BEGIN Provided material
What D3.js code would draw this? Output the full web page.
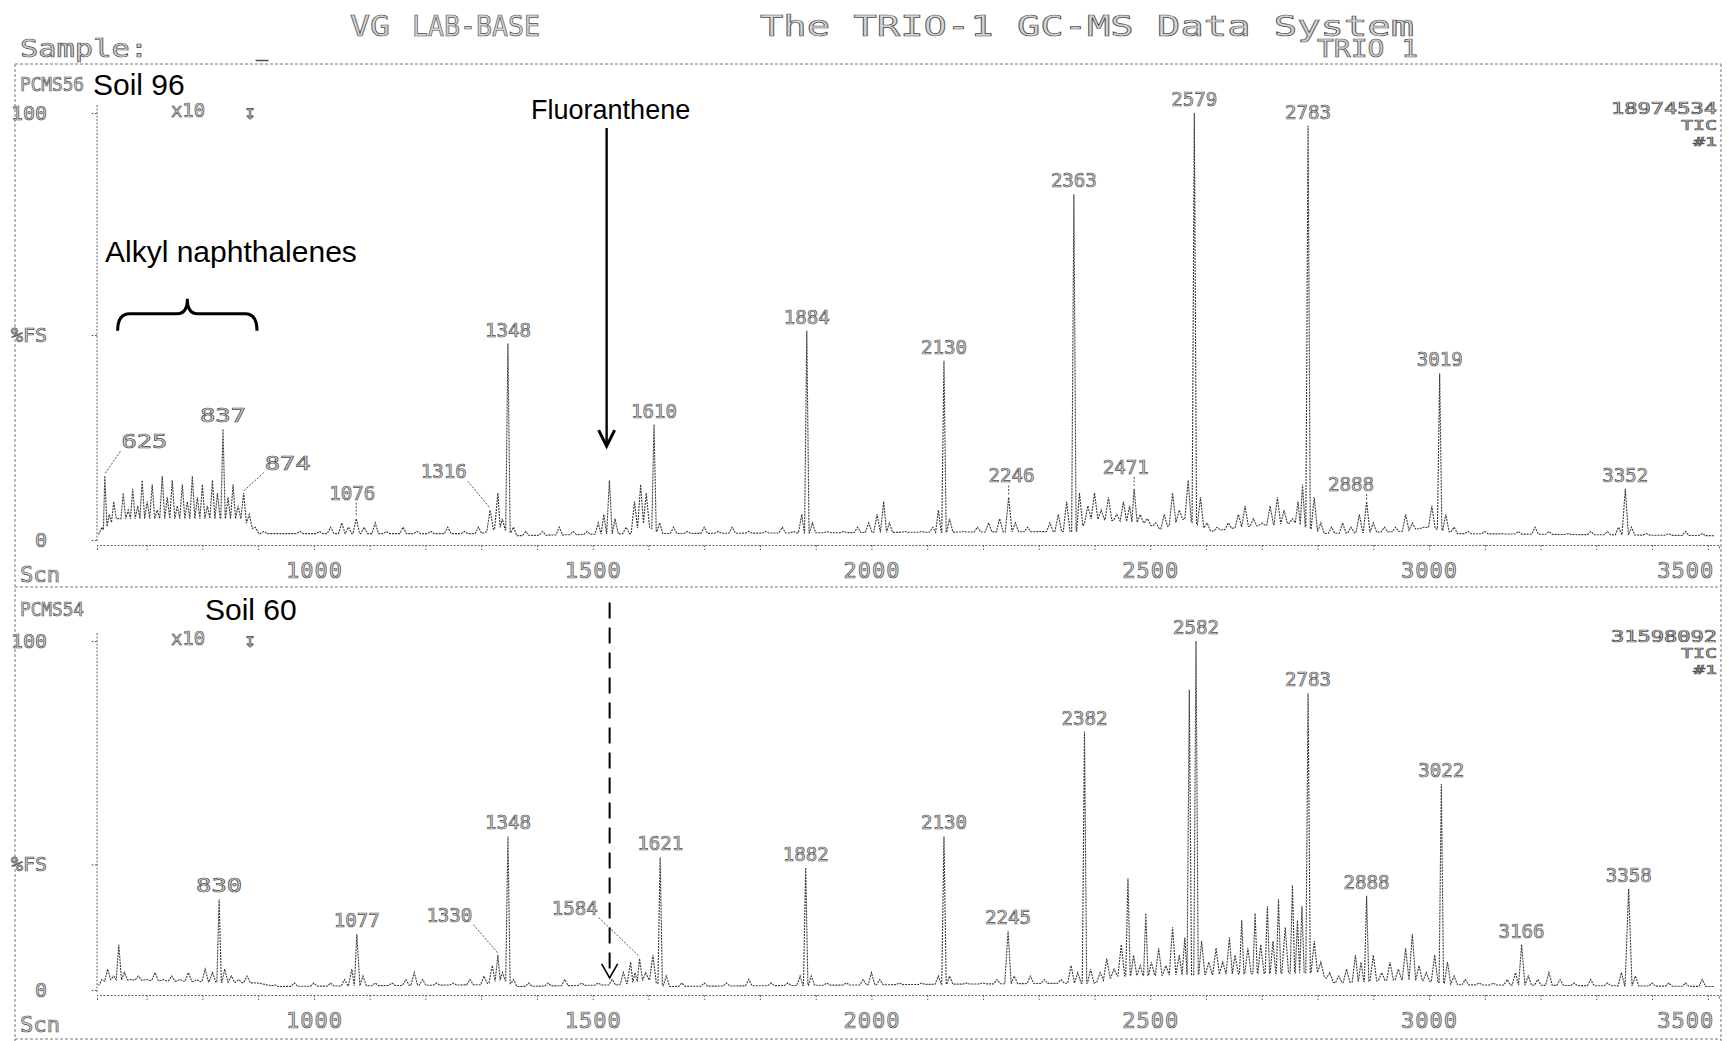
<!DOCTYPE html>
<html>
<head>
<meta charset="utf-8">
<script src="https://cdn.jsdelivr.net/npm/d3@7"></script>
<style>
  body { margin: 0; background: #fff; }
  .dm { font-family: "DejaVu Sans Mono", monospace; fill: #d4d4d4; stroke: #4d4d4d; stroke-width: 0.7; }
  .ann { font-family: "Liberation Sans", Arial, sans-serif; fill: #000; }
  .frame line { stroke: #777; stroke-width: 1; stroke-dasharray: 3 2; }
  .axis path, .axis line { stroke: #666; stroke-width: 1; stroke-dasharray: 2 1.5; }
  .trace { fill: none; stroke: #3a3a3a; stroke-width: 1.1; stroke-dasharray: 2 1; }
  .leader { stroke: #555; stroke-width: 1; stroke-dasharray: 2 1.5; }
</style>
</head>
<body>
<svg id="chart"></svg>
<script>
// scan range of the plots
var xDomain = [611, 3520];
var xTickLabels = [1000, 1500, 2000, 2500, 3000, 3500];
var xMinorTicks = [700, 800, 900, 1000, 1100, 1200, 1300, 1400, 1500, 1600, 1700, 1800, 1900, 2000,
  2100, 2200, 2300, 2400, 2500, 2600, 2700, 2800, 2900, 3000, 3100, 3200, 3300, 3400, 3500];
var yTickLabels = ["0", "%FS", "100"];
var topYTicks = [0, 48, 100];
var bottomYTicks = [0, 36, 100];

var panelIds = ["PCMS56", "PCMS54"];
var soilNames = ["Soil 96", "Soil 60"];
var ticTotals = ["18974534", "31598092"];

// [scan, % of full scale, (half width in scans)]
var topPeaks = [[620,3],[625,15],[633,6],[641,9],[650,5],[658,11],[667,7],[675,12],[684,8],[692,14],
  [701,9],[710,13],[719,7],[728,15],[737,10],[746,14],[755,8],[764,13],[773,9],[782,15],[791,10],
  [800,13],[809,8],[818,14],[827,11],[837,26],[846,10],[855,13],[864,8],[874,11],[884,6],[895,3],[910,2],
  [940,1.5],[975,2],[1010,2],[1030,3],[1050,4],[1062,3],[1076,5],[1090,3],[1110,4],[1130,2],[1160,3],
  [1185,2],[1210,2],[1240,3],[1270,2],[1295,3],[1316,7],[1330,11],[1338,5],[1348,46],[1358,3],
  [1380,2],[1410,2],[1440,3],[1465,2],[1490,2],[1510,4],[1520,6],[1530,14],[1540,5],[1560,3],[1575,9],
  [1586,13],[1596,11],[1610,27],[1620,4],[1645,3],[1670,2],[1700,3],[1725,2],[1750,3],[1780,2],[1810,2],
  [1840,3],[1860,2],[1875,6],[1884,49],[1894,4],[1920,2],[1950,2],[1975,3],[1995,4],[2010,6],[2022,9],
  [2032,4],[2060,2],[2090,2],[2110,3],[2120,7],[2130,42],[2140,5],[2165,2],[2190,3],[2210,4],[2230,5],
  [2246,10],[2258,4],[2280,3],[2300,2],[2320,4],[2335,6],[2350,9],[2363,81],[2373,11],[2388,8],[2400,11],
  [2412,7],[2425,10],[2440,6],[2452,9],[2463,8],[2471,12],[2482,6],[2495,5],[2510,4],[2525,6],[2540,11],
  [2552,7],[2568,14],[2579,100],[2590,10],[2602,4],[2620,3],[2640,4],[2658,6],[2670,8],[2685,5],[2700,4],
  [2715,8],[2728,10],[2740,7],[2755,5],[2765,9],[2773,13],[2783,97],[2794,10],[2806,4],[2825,3],[2845,4],
  [2860,3],[2875,6],[2888,9],[2900,4],[2920,3],[2940,3],[2958,6],[2970,4],[2990,3],[3005,8],[3019,39],
  [3030,6],[3045,3],[3070,2],[3100,2],[3130,1.5],[3160,2],[3190,3],[3215,2],[3250,1.5],[3290,2],[3320,2],
  [3340,3],[3352,12,7],[3363,3],[3390,1.5],[3430,1.5],[3460,2],[3490,1.5]];

// slowly varying floor under the peaks [scan, %]
var topBaseline = [[611,1],[628,3],[645,5],[870,5],[900,1.5],[1300,1.5],[1335,3],[1362,1],
  [1570,1.5],[1590,4],[1620,1.5],[2370,2],[2390,5],[2490,4],[2520,2.5],[2560,5],[2610,2],
  [2660,3],[2760,4],[2810,1.5],[2950,2],[3000,3],[3050,1.5],[3520,1]];

var bottomPeaks = [[620,3],[630,6],[641,4],[650,13],[660,5],[672,3],[685,4],[700,3],[715,5],[730,3],
  [745,4],[760,3],[775,5],[790,3],[805,6],[818,5],[830,26],[840,6],[852,4],[865,3],[880,4],[895,2],
  [930,1.5],[965,2],[1000,2],[1030,2],[1055,3],[1068,6],[1077,16],[1088,4],[1110,2],[1140,2],[1165,3],
  [1180,5],[1195,3],[1220,2],[1250,2],[1280,3],[1305,4],[1320,7],[1330,10],[1338,5],[1348,44],[1358,3],
  [1385,2],[1420,2],[1450,3],[1480,2],[1510,2],[1535,3],[1555,5],[1568,8],[1576,5],[1584,9],[1595,5],
  [1608,10],[1621,38],[1632,4],[1660,2],[1700,2],[1740,2],[1780,3],[1820,2],[1850,2],[1872,4],[1882,35],
  [1892,4],[1920,2],[1955,2],[1985,3],[2000,5],[2015,3],[2050,2],[2090,2],[2120,4],[2130,44],[2140,4],
  [2170,2],[2200,2],[2225,3],[2245,17],[2256,4],[2285,4],[2310,3],[2340,3],[2358,7],[2370,5],[2382,74],
  [2393,6],[2410,5],[2422,9],[2435,6],[2448,13],[2460,32],[2470,10],[2482,7],[2492,22],[2502,8],[2515,12],
  [2528,7],[2540,18],[2552,10],[2562,15],[2570,86],[2582,100],[2592,14],[2605,8],[2618,12],[2630,8],
  [2642,15],[2652,10],[2664,20],[2675,12],[2688,22],[2698,13],[2710,24],[2720,14],[2730,26],[2742,18],
  [2755,30],[2764,20],[2772,24],[2783,85],[2794,14],[2806,8],[2822,5],[2838,4],[2852,6],[2868,10],
  [2878,8],[2888,27],[2900,10],[2915,5],[2930,8],[2945,6],[2958,12],[2970,16],[2982,7],[2995,5],[3010,10],
  [3022,59],[3033,8],[3045,4],[3065,3],[3090,2],[3115,2],[3140,3],[3155,5],[3166,13],[3178,4],[3195,3],
  [3215,5],[3235,3],[3260,2],[3290,3],[3320,2],[3345,5],[3358,29,7],[3370,4],[3400,2],[3430,2],[3460,2],[3490,3]];

var bottomBaseline = [[611,1],[630,3],[900,2],[930,1],[1300,1.5],[1340,3],[1362,1],[1550,1.5],
  [1600,3],[1630,1],[2400,2],[2440,4],[2800,5],[2830,2],[2950,3],[3000,2.5],[3050,1.5],[3520,1]];

// peak labels: [text, label scan, label %] (label scan/% only where the label sits off the peak)
var topLabels = [["625",696,21],["837"],["874",953,16],["1076",1069,9],["1316",1233,14],["1348"],
  ["1610"],["1884"],["2130"],["2246",2251,13],["2363"],["2471",2456,15],["2579"],["2783"],
  ["2888",2860,11],["3019"],["3352"]];
var bottomLabels = [["830"],["1077"],["1330",1243,19],["1348"],["1584",1468,21],["1621"],["1882"],
  ["2130"],["2245"],["2382"],["2582"],["2783"],["2888"],["3022"],["3166"],["3358"]];

var fluorantheneScan = 1525;
var naphthaleneRange = [648, 898];

var W = 1728, H = 1041;
var svg = d3.select("#chart").attr("width", W).attr("height", H);
var x = d3.scaleLinear().domain(xDomain).range([97, 1719]);

function dmText(g, str, px, py, size, anchor, len) {
  var t = g.append("text").attr("class", "dm")
    .attr("x", px).attr("y", py)
    .attr("font-size", size)
    .attr("text-anchor", anchor || "start")
    .attr("dominant-baseline", "central")
    .text(str);
  if (len) t.attr("textLength", len).attr("lengthAdjust", "spacingAndGlyphs");
  return t;
}

// header lines
var head = svg.append("g");
dmText(head, "VG", 350, 26, 28, "start", 40);
dmText(head, "LAB-BASE", 412, 26, 28, "start", 128);
dmText(head, "The TRIO-1 GC-MS Data System", 760, 26, 28, "start", 654);
dmText(head, "Sample:", 20, 49, 24, "start", 128);
dmText(head, "_", 256, 49, 20);
dmText(head, "TRIO 1", 1317, 49, 24, "start", 101);

// printer frame
var frame = svg.append("g").attr("class", "frame");
[[15, 64, 1721, 64], [15, 587, 1721, 587], [15, 1039, 1721, 1039],
 [15, 64, 15, 1041], [1721, 64, 1721, 1041]].forEach(function(l) {
  frame.append("line").attr("x1", l[0]).attr("y1", l[1]).attr("x2", l[2]).attr("y2", l[3]);
});

var panels = [
  { id: panelIds[0], soil: soilNames[0], tic: ticTotals[0], peaks: topPeaks, base: topBaseline,
    labels: topLabels, ticks: topYTicks,
    y: d3.scaleLinear().domain([0, 100]).range([540, 113]), headY: 84, axisY: 545, soilX: 93 },
  { id: panelIds[1], soil: soilNames[1], tic: ticTotals[1], peaks: bottomPeaks, base: bottomBaseline,
    labels: bottomLabels, ticks: bottomYTicks,
    y: d3.scaleLinear().domain([0, 100]).range([990, 641]), headY: 609, axisY: 995, soilX: 205 }
];

var line = d3.line();

panels.forEach(function(p, i) {
  var g = svg.append("g");
  var y = p.y;

  dmText(g, p.id, 20, p.headY, 20, "start", 64);
  g.append("text").attr("class", "ann").attr("x", p.soilX).attr("y", p.headY)
    .attr("dominant-baseline", "central").attr("font-size", 30).text(p.soil);

  // y axis
  var yAxis = g.append("g").attr("class", "axis")
    .attr("transform", "translate(" + x(xDomain[0]) + ",0)")
    .call(d3.axisLeft(y).tickValues(p.ticks).tickSize(6).tickPadding(44)
      .tickFormat(function(d) { return yTickLabels[p.ticks.indexOf(d)]; }));
  yAxis.select(".domain").attr("d", "M0," + (y(100) - 8) + "V" + (y(0) + 2));
  yAxis.selectAll("text").attr("class", "dm").attr("font-size", 20).attr("font-family", null);

  // x axis
  var xAxis = g.append("g").attr("class", "axis")
    .attr("transform", "translate(0," + p.axisY + ")")
    .call(d3.axisBottom(x).tickValues(xMinorTicks).tickSize(5).tickPadding(12)
      .tickFormat(function(d) { return xTickLabels.indexOf(d) >= 0 ? d : ""; }));
  xAxis.selectAll("text").attr("class", "dm").attr("font-size", 22).attr("font-family", null)
    .attr("letter-spacing", 1)
    .filter(function(d) { return d === xTickLabels[xTickLabels.length - 1]; })
    .attr("text-anchor", "end").attr("dx", 6);
  dmText(g, "Scn", 20, p.axisY + 29, 22, "start", 40);

  // scale marks
  dmText(g, "x10", 171, y(100) - 3, 20, "start", 34);
  dmText(g, "\u21A7", 250, y(100) - 1, 20, "middle");
  dmText(g, p.tic, 1717, y(100) - 4, 15, "end", 106);
  dmText(g, "TIC", 1717, y(100) + 12, 14, "end", 36);
  dmText(g, "#1", 1717, y(100) + 28, 13, "end", 24);

  // baseline level at a scan, read between the listed floor points
  var floor = d3.scaleLinear().domain(p.base.map(function(d) { return d[0]; }))
    .range(p.base.map(function(d) { return d[1]; })).clamp(true);

  // chromatogram trace: each peak drawn as a spike from the floor
  var pts = [[xDomain[0] + 4, floor(xDomain[0] + 4)]];
  p.peaks.forEach(function(d, k) {
    var prev = k > 0 ? p.peaks[k - 1][0] : d[0] - 20;
    var next = k < p.peaks.length - 1 ? p.peaks[k + 1][0] : d[0] + 20;
    var w = d[2] || (d[1] < 20 ? 6 : 4);
    var wl = Math.min(w, (d[0] - prev) / 2), wr = Math.min(w, (next - d[0]) / 2);
    pts.push([d[0] - wl, floor(d[0] - wl)], [d[0], Math.max(d[1], floor(d[0]))], [d[0] + wr, floor(d[0] + wr)]);
  });
  pts.push([xDomain[1] - 8, floor(xDomain[1] - 8)]);
  g.append("path").attr("class", "trace")
    .attr("d", line(pts.map(function(d) { return [x(d[0]), y(d[1])]; })));

  // peak labels
  p.labels.forEach(function(l) {
    var scan = +l[0];
    var pk = p.peaks.find(function(d) { return d[0] === scan; });
    if (l.length > 1) {
      var lx = x(l[1]), ly = y(l[2]);
      dmText(g, l[0], lx, ly - 9, 20, "middle", 46);
      var sx = lx + Math.max(-24, Math.min(24, x(scan) - lx));
      g.append("line").attr("class", "leader")
        .attr("x1", sx).attr("y1", ly + 1).attr("x2", x(scan)).attr("y2", y(pk[1]) - 2);
    } else {
      dmText(g, l[0], x(scan), y(pk[1]) - 14, 20, "middle", 46);
    }
  });
});

// annotations
var yT = panels[0].y, yB = panels[1].y;
var ann = svg.append("g");
var fx = x(fluorantheneScan);
ann.append("text").attr("class", "ann").attr("x", fx + 4).attr("y", yT(100) - 3)
  .attr("text-anchor", "middle").attr("dominant-baseline", "central").attr("font-size", 27)
  .text("Fluoranthene");
ann.append("line").attr("x1", fx).attr("x2", fx).attr("y1", yT(96.5)).attr("y2", yT(22))
  .attr("stroke", "#000").attr("stroke-width", 2.4);
ann.append("path").attr("d", "M" + (fx - 8) + "," + (yT(22) - 16) + "L" + fx + "," + yT(22) + "L" + (fx + 8) + "," + (yT(22) - 16))
  .attr("fill", "none").attr("stroke", "#000").attr("stroke-width", 3);
ann.append("line").attr("x1", fx + 3).attr("x2", fx + 3).attr("y1", yB(111)).attr("y2", yB(3.5))
  .attr("stroke", "#000").attr("stroke-width", 2).attr("stroke-dasharray", "16 9");
ann.append("path").attr("d", "M" + (fx - 5) + "," + (yB(3.5) - 14) + "L" + (fx + 3) + "," + yB(3.5) + "L" + (fx + 11) + "," + (yB(3.5) - 14))
  .attr("fill", "none").attr("stroke", "#000").attr("stroke-width", 1.6);

ann.append("text").attr("class", "ann").attr("x", 105).attr("y", yT(67.5))
  .attr("dominant-baseline", "central").attr("font-size", 30).text("Alkyl naphthalenes");
var bx0 = x(naphthaleneRange[0]), bx1 = x(naphthaleneRange[1]), bm = (bx0 + bx1) / 2;
var byB = yT(49), byT = yT(53), byP = yT(56.5);
ann.append("path")
  .attr("d", "M" + bx0 + "," + byB + "Q" + bx0 + "," + byT + " " + (bx0 + 12) + "," + byT +
    "L" + (bm - 10) + "," + byT + "Q" + bm + "," + byT + " " + bm + "," + byP +
    "Q" + bm + "," + byT + " " + (bm + 10) + "," + byT +
    "L" + (bx1 - 12) + "," + byT + "Q" + bx1 + "," + byT + " " + bx1 + "," + byB)
  .attr("fill", "none").attr("stroke", "#000").attr("stroke-width", 3);
</script>
</body>
</html>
END Provided material
Given task: Look for the word "full" in every line of the listing and copy the lines that have it.

Finished answer:
What D3.js code would draw this? Output the full web page.
// [scan, % of full scale, (half width in scans)]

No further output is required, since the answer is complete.